The computed $F$-statistic and associated $p$-value are identical to those computed by stats.f_oneway. 

**Part C**: Use Tukey's HSD to determine which archers are statistically different. Interpret the results. 

In [4]:
from statsmodels.stats.multicomp import MultiComparison

In [5]:
data = dfA.values.T.flatten()
labels = []
for col in dfA.columns:
    labels += [col]*dfA[col].count()
    
mc = MultiComparison(data, labels)
result = mc.tukeyhsd()
print(result)

Multiple Comparison of Means - Tukey HSD,FWER=0.05
group1 group2 meandiff  lower   upper  reject
---------------------------------------------
 Jack   Ruth   3.3333   0.0911  6.5755  True 
 Jack  Suzie  -0.1667  -3.4089  3.0755 False 
 Ruth  Suzie    -3.5   -6.7422 -0.2578  True 
---------------------------------------------


Since there are three groups (corresponding to the three archers) we make $3$ pairwise comparisons.  The reject column tells us whether or not the null hypothesis that the two means are equal is rejected or not.  We see that there is sufficient statistical evidence to believe that Jack's and Ruth's means are different, Jack's and Suzie's means are **not** different, and Ruth's and Suzie's means are different. 

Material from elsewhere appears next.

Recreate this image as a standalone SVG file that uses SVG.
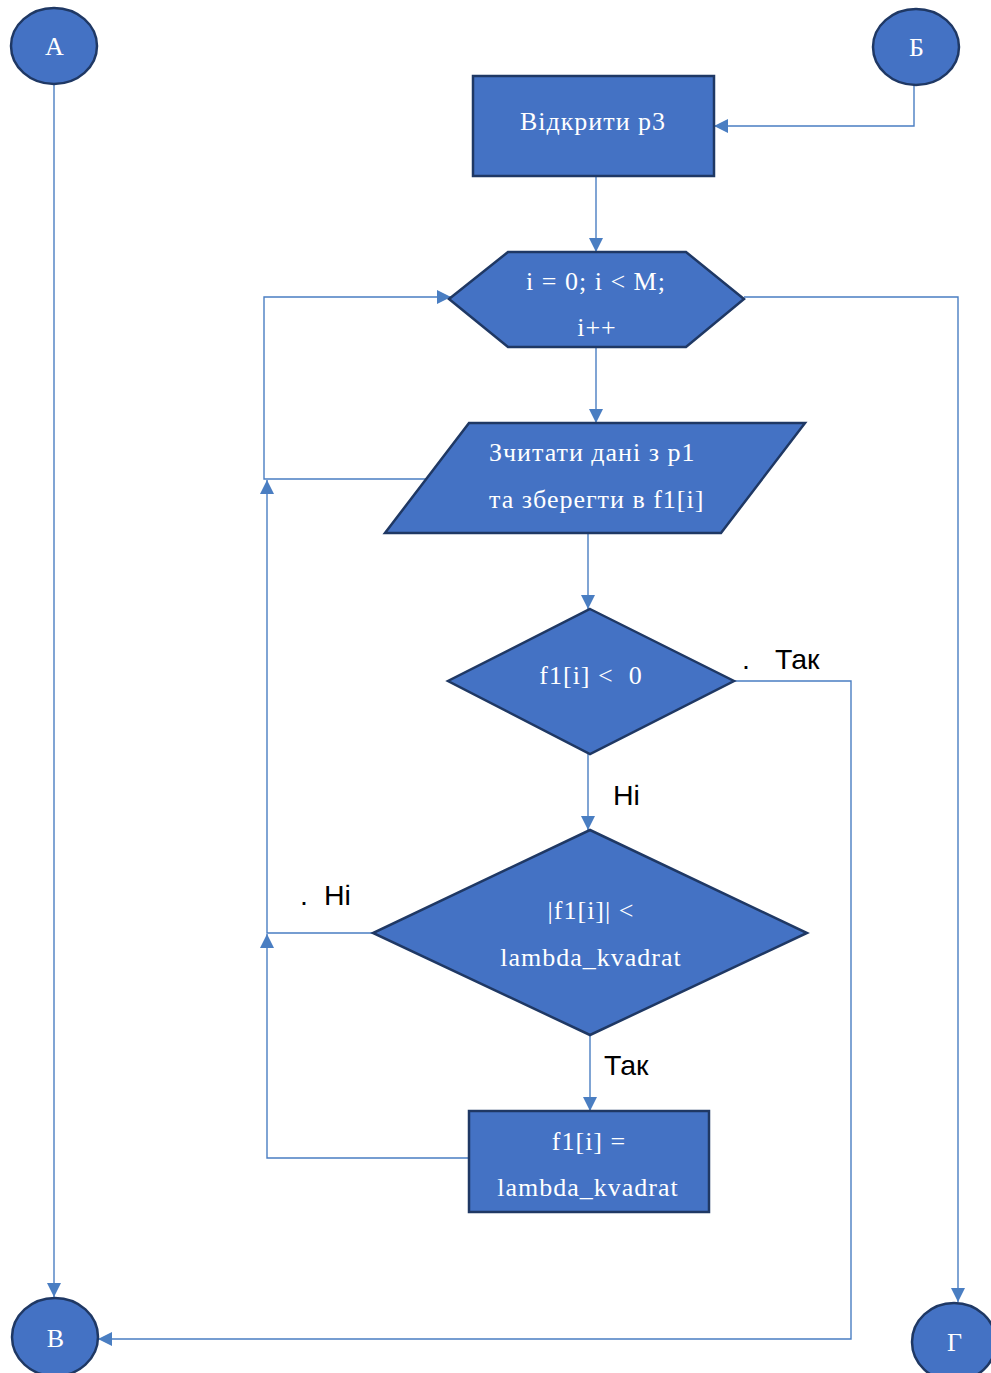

From this we can conclude that Jack's and Suzie's means are the same while Ruth's is different from the others.  Inspecting the sample means we observe that 

In [15]:
print("Suzie mean: {:.3f}".format(dfA["Suzie"].mean()))
print("Jack mean: {:.3f}".format(dfA["Jack"].mean()))
print("Ruth mean: {:.3f}".format(dfA["Ruth"].mean()))

Suzie mean: 4.833
Jack mean: 5.000
Ruth mean: 8.333


Since Ruth's sample mean is higher than the others we conclude that $\mu_{Ruth} > \mu_{Suzie} = \mu_{Jack}$.